Giovanni Bianchi, classe 1939, da presidente nazionale delle Acli ha osservato a lungo Enrico Berlinguer. Anche nei suoi lati più personali. “I colloqui con lui erano caratterizzati da silenzi, parlava attraverso le pause. Era bene saperlo prima: eri tu a dover dire. Lui ascoltava. Poi decideva, dopo lunga ruminazione”.
Era fatto così Enrico Berlinguer. Secondo Bianchi - per tre legislature in Parlamento tra i Popolari di cui è stato anche il primo presidente - il segretario del Pci era soprattutto “un anti-italiano”, perché “seppe tenere insieme etica e politica” non solo per il proprio partito, ma per l’intero spettro della società e della politica tra anni 70 e 80.
Fu infatti Berlinguer a lanciare la parola austerità. Innanzitutto per se stesso. “Era lontanissimo delle schermaglie dialettiche, dalla pubblicità di sé stesso, dalla frequentazione della dimensione delle immagine che oggi forma il corredo più aggiornato del politico di successo”. Un’eloquenza fatta di parole scarse, quello del leader Pci. Scandita, appunto, da pause eppure profonda, emotiva. Il suo grande merito politico? “Avere trovato nella parola austerità il cemento dell’eurocomunismo, ovvero il modo per sottrarre il comunismo alla competizione per la crescita che l’Unione sovietica stava combattendo con gli Usa”.

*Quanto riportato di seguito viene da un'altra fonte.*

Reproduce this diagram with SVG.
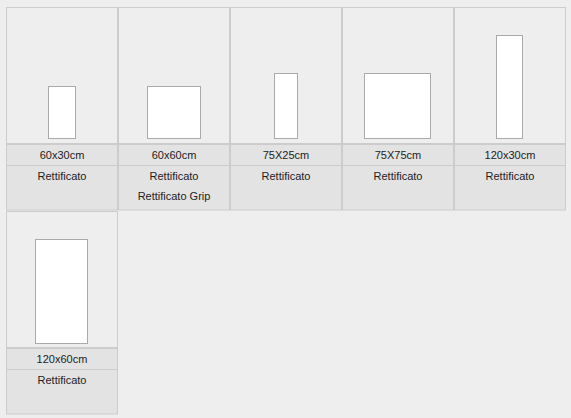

L’austerità, così, uscì dal recinto dell’etica. “Significò anche individuare un nuovo modello di sviluppo del neocapitalismo che non coincidesse con una crescita ad oltranza, indiscriminata, ad ogni costo”. E proprio questo ha consentito a Berlinguer “di tenere insieme l’austerità con l’attacco alla partitocrazia”. Da qui la famosa battaglia per la questione morale, “una critica non troppo velata fatta alla Democrazia Cristiana di allora, che si era fatta partito-Stato. E una netta presa di distanza dal Psi di Bettino Craxi che ambiva a diventarlo”.
Da questo punto di vista anche la vicenda del compromesso storico fu certo motivata dal contesto internazionale, ma si colloca “in stretta continuità con il Gramsci di Ordine nuovo, quello che ai suoi compagni torinesi diceva “litigate pure con preti e suore ma quando avremo conquistato il potere anche essi avranno diritto a uno stipendio”.

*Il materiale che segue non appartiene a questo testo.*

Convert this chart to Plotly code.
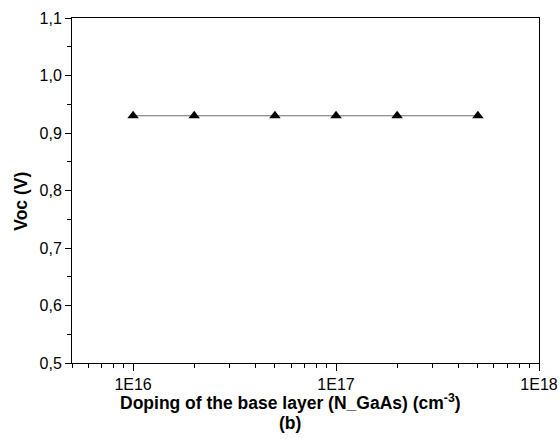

In tal senso Berlinguer porta a compimento Togliatti, “non tanto quello della svolta di Salerno che apre alla conciliazione nazionale e all’amnistia, ma quello successivo che trova espressione nel discorso di Bergamo nel 1962”. Sono gli anni, anzi i giorni, della Pacem in terris di Giovanni XXIII, enciclica pubblicata a Concilio in corso e all’insaputa dei padri conciliari. Documento rivoluzionario che “conteneva una categoria politica di fondo, ovvero la distinzione tra errare ed errante e dunque tra movimenti e ideologia. E individuava tre segni dei tempi: il riscatto dei lavoratori; l’emancipazione della donna; il raggiungimento della dignità dei popoli in via di sviluppo”. Erano tutti e tre elementi fortemente politici, dichiara Bianchi, che pur presenti in Togliatti, diverranno gli elementi cardinali della politica di Berlinguer”.

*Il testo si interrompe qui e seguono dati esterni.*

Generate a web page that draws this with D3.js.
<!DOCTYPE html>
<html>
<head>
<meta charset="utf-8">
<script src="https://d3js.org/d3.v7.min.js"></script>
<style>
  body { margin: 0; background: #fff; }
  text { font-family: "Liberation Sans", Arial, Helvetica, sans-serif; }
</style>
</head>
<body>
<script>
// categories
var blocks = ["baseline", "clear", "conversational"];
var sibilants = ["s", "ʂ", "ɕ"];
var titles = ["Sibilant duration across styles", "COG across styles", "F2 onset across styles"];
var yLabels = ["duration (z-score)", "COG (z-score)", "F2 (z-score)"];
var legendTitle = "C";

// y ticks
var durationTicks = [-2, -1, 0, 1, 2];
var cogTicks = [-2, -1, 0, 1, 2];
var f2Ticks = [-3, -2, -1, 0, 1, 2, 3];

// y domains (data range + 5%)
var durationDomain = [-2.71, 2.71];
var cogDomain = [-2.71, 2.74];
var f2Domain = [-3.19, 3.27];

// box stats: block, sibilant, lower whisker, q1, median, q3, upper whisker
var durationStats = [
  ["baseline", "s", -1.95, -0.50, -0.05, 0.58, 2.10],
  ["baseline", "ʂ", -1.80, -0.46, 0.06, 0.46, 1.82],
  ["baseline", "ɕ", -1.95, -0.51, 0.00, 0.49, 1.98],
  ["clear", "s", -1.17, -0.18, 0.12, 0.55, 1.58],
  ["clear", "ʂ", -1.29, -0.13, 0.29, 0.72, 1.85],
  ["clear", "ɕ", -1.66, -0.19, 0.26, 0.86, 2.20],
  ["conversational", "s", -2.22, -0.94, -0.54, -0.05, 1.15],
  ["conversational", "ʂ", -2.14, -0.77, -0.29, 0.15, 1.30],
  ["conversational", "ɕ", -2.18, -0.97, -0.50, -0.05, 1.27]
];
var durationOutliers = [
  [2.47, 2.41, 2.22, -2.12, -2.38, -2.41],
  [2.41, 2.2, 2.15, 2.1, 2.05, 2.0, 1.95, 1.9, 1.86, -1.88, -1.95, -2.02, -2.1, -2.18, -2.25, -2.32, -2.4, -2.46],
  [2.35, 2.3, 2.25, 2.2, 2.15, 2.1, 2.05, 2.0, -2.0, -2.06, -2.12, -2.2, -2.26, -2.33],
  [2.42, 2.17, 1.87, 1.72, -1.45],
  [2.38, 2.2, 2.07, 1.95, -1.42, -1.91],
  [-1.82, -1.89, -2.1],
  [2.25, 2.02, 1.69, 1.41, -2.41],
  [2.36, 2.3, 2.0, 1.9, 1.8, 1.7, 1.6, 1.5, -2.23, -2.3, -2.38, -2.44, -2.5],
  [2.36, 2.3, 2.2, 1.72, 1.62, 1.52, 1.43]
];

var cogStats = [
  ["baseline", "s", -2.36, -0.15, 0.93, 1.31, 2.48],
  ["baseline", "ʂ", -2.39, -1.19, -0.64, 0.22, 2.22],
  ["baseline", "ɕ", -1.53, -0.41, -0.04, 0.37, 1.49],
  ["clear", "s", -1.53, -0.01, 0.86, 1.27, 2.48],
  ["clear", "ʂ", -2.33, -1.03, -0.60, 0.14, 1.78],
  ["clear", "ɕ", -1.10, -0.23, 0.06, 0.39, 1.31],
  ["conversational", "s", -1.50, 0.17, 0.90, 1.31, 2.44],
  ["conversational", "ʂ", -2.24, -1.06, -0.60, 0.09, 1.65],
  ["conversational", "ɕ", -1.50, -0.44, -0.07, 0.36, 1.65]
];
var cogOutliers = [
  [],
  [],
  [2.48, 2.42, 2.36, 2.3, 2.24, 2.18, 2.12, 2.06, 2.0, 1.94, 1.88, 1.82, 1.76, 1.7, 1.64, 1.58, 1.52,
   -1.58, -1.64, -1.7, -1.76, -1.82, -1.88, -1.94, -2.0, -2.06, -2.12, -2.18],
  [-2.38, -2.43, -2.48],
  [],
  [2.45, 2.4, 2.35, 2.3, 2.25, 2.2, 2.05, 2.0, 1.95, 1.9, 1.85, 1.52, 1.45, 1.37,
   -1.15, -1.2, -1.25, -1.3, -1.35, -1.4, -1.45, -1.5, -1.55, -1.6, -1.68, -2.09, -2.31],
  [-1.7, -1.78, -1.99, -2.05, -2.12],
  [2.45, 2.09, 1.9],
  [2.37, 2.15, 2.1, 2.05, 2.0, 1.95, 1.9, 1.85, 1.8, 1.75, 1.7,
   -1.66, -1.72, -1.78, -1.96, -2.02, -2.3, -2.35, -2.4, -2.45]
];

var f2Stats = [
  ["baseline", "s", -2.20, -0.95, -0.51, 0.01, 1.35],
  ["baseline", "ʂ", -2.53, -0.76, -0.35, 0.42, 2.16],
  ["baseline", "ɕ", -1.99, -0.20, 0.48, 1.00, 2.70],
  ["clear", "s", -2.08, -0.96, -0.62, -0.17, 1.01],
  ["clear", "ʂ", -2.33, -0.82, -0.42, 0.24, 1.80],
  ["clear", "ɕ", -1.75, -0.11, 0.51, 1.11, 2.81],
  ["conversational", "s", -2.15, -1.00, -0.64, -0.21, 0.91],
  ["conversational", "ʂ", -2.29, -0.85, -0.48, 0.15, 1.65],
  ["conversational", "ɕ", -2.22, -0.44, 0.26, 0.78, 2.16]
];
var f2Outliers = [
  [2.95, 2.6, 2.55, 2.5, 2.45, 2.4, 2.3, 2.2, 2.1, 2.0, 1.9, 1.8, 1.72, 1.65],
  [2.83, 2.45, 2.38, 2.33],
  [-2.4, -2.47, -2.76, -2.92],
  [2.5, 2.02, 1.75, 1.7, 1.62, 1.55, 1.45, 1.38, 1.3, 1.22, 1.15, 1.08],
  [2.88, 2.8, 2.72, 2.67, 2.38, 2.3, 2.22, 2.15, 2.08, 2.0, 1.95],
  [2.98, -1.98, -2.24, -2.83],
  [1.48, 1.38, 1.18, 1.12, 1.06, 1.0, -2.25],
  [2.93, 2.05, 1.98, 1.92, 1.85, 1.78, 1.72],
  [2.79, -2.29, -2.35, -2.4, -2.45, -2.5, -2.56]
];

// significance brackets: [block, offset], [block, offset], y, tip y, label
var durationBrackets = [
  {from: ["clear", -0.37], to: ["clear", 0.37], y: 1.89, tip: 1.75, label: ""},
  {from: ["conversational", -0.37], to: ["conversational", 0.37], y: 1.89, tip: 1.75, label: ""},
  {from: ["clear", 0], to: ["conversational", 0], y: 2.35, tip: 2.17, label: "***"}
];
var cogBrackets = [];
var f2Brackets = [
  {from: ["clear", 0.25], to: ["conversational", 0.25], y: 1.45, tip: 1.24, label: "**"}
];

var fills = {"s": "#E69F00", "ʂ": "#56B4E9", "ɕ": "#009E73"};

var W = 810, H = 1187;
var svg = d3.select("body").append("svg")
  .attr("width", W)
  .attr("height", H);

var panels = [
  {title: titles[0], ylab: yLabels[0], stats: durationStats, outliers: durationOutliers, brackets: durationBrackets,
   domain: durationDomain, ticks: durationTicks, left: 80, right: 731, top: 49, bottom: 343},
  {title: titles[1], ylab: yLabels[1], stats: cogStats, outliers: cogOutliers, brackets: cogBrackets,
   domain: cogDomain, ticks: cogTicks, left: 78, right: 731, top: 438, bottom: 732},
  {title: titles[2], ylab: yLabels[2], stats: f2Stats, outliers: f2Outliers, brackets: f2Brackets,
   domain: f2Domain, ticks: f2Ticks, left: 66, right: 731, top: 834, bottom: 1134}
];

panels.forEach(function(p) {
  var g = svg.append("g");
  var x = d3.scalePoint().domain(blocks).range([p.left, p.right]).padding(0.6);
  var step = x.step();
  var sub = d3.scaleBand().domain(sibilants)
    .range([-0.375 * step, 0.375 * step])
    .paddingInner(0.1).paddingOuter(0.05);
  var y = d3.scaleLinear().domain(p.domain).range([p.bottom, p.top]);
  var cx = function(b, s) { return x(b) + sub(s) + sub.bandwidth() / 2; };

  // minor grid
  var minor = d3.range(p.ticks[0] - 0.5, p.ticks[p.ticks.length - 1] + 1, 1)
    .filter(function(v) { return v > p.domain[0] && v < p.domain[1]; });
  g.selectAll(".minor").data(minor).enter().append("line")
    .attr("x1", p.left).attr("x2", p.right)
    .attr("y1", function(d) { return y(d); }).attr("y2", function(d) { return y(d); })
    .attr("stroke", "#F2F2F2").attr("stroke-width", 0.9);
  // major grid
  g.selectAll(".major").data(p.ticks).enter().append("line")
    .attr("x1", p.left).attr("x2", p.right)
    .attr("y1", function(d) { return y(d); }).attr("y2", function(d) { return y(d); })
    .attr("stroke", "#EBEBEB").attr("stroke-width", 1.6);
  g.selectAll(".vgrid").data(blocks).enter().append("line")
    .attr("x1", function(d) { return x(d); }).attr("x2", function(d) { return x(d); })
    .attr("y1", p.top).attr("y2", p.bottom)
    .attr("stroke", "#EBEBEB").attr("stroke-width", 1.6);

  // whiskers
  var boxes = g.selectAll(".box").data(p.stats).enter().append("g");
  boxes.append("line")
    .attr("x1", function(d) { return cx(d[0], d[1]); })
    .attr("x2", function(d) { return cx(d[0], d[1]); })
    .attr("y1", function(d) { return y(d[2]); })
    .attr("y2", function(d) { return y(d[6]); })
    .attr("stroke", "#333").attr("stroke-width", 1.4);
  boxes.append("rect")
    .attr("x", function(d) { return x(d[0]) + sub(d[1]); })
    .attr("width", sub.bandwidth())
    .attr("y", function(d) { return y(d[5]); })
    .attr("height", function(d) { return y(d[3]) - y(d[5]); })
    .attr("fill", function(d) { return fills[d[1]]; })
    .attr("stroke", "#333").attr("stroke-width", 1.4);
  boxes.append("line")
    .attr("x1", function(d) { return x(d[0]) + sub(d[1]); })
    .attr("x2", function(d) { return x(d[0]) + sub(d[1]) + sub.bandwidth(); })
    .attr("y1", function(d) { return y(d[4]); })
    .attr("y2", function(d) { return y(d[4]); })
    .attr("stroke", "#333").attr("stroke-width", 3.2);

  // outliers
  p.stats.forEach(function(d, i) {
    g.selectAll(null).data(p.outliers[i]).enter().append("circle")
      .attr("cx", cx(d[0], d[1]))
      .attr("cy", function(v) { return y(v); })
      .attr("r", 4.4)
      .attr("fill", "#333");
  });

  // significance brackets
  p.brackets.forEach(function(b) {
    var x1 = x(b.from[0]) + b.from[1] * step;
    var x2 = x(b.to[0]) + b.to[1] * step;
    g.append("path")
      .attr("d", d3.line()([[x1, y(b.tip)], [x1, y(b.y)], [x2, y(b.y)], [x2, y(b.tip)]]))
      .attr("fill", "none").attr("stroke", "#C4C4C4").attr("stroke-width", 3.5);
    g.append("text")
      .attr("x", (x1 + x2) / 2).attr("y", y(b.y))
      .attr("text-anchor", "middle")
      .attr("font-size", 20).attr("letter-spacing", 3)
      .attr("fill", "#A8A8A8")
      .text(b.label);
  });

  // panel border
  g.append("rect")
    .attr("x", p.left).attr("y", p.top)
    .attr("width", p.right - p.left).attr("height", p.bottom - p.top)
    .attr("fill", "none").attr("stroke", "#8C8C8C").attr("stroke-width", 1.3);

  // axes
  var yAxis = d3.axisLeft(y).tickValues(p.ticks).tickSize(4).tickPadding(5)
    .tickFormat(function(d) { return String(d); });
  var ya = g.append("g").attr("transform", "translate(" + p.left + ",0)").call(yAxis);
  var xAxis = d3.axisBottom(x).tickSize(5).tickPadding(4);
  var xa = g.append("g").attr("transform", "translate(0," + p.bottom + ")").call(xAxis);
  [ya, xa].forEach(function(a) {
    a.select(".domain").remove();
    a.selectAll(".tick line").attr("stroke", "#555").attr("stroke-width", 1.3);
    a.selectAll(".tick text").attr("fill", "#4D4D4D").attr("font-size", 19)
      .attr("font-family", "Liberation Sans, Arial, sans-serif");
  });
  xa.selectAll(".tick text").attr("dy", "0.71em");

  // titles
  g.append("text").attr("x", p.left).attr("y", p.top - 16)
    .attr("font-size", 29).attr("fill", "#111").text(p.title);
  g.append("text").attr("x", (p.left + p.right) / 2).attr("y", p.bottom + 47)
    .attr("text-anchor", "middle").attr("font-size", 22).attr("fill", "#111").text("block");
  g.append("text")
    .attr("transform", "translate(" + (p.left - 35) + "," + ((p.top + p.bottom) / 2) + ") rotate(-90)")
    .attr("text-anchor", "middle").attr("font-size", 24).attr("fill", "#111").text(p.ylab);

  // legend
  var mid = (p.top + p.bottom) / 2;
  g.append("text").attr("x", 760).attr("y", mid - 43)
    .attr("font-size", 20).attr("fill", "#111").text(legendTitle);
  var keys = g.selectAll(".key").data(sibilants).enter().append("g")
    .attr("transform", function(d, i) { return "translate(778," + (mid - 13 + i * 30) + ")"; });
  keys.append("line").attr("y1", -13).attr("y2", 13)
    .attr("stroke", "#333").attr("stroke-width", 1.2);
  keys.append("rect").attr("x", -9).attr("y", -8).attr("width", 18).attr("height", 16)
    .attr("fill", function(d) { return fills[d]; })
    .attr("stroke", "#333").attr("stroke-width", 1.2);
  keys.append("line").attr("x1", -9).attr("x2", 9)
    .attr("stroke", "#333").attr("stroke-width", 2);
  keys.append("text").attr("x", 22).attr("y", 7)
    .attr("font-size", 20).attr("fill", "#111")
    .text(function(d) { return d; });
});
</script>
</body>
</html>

Da questo punto di vista l’allora segretario del Pci, morto nel 1984, si colloca tutto “interamente dentro l’etica cattolica”. Non è un caso, ricorda ancora Bianchi, che “ai funerali di Togliatti fu uno di noi, Domenico Rosati, allora presidente nazionale delle Acli, a pronunciare un commosso ricordo. Eravamo mondi che si parlavano. Si sfioravano, a volte si toccavano”.